Picking blue for this reason (if you expect the result to be close) seems perfectly intelligent and reasonable?

IHSalvator's avatar

I don't get your point. They're still strangers to me; I'm pretty serious about that (I think everyone pretending otherwise are just projecting self-deceptions on others or are directly hypocrites). The only ones obligated for those children are their parents.

And I couldn't be managing a thing here, I would just be putting myself at stupidly unnecessary risk for stupid strangers.

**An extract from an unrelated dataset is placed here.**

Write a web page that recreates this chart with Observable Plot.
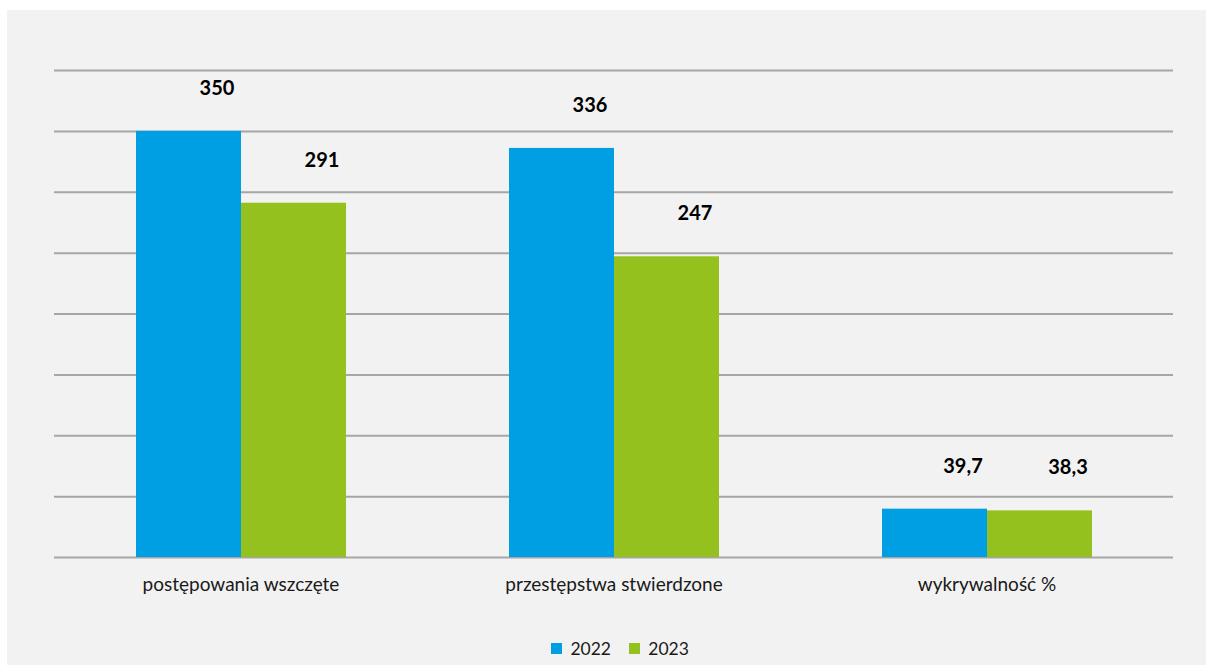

Shankar Sivarajan's avatar

My position is even stronger: maximizing the number of deaths of blue-button-pushers is a moral good. Pick red!

IHSalvator's avatar

I wouldn't say is an absolute good, but in this imperfect scenario where we would all be trapped, yes is morally superior, no doubt.

Jaci Turner's avatar

This is a great example of how outcomes don’t fail at the level of logic—they fail at the level of interpretation. Same decision structure, different framing, different human behavior. That gap becomes a real risk once these kinds of decisions show up in systems people actually rely on.

Not-Toby's avatar

What's the problem that myopic blue-pickers create?

Richard Y Chappell's avatar

Opting in to dying unnecessarily unless a majority makes the same risky choice.

Not-Toby's avatar

Well, while making the choice less risky. But I take the point - I was implicitly imagining a large enough portion of the population that it ended up making things more certain, but if there were like 5 blue pickers, that wouldn't be the case.